Jesus told the parable of the Pharisee and the tax collector (Luke 18:9-14). The Pharisee prayed: "God, I thank you that I am not like other people - robbers, evildoers, adulterers - or even like this tax collector. I fast twice a week and give a tenth of all I get." His prayer was essentially a spiritual resume presented to God for approval. The tax collector simply beat his breast and said: "God, have mercy on me, a sinner." Jesus declared the tax collector justified, not the Pharisee.
The difference? The Pharisee trusted his performance. The tax collector trusted God's mercy. One came to God impressed with himself. The other came desperate for grace. Performance Christianity produces the former; gospel Christianity produces the latter.

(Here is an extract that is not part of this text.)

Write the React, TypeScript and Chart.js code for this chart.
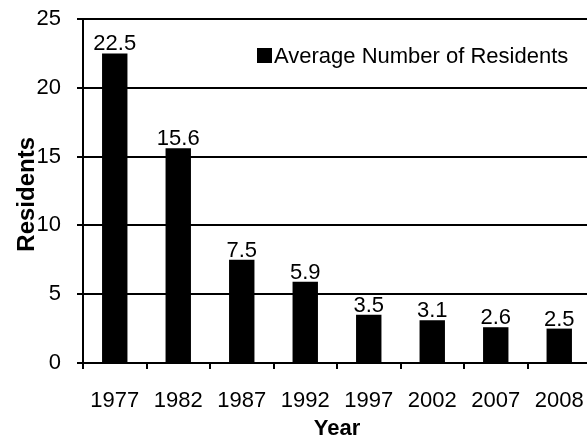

Paul had an impressive religious resume before encountering Christ: "circumcised on the eighth day, of the people of Israel, of the tribe of Benjamin, a Hebrew of Hebrews; in regard to the law, a Pharisee; as for zeal, persecuting the church; as for righteousness based on the law, faultless" (Philippians 3:5-6). Yet he counted it all as "garbage" compared to knowing Christ (Philippians 3:8). His achievements meant nothing; Christ's righteousness meant everything.
Here's the test: do your spiritual disciplines produce pride or humility? When you pray consistently, do you feel superior to those who don't? When you read Scripture daily, does it make you judgmental toward inconsistent Christians? When you serve faithfully, do you resent others who don't? If yes, you're performing for approval rather than responding to grace.
Gospel Christianity inverts this completely. Your standing with God has nothing to do with your spiritual performance and everything to do with Christ's finished work. You're not more loved when you pray more or less loved when you fail. God's acceptance is complete, permanent, unconditional - based on Christ's righteousness, not yours.
This doesn't eliminate spiritual disciplines; it transforms their purpose. You don't pray to earn God's favor - you already have it. You pray to enjoy relationship with the One who already loves you completely. You don't read Scripture to prove your devotion - you read it because you're desperate to know God better. You don't serve to validate your worth - you serve from gratitude for grace already received.
Same actions, completely different motivation. One produces pride, judgment, and exhaustion. The other produces humility, grace, and joy. One is Pharisaism. The other is Christianity.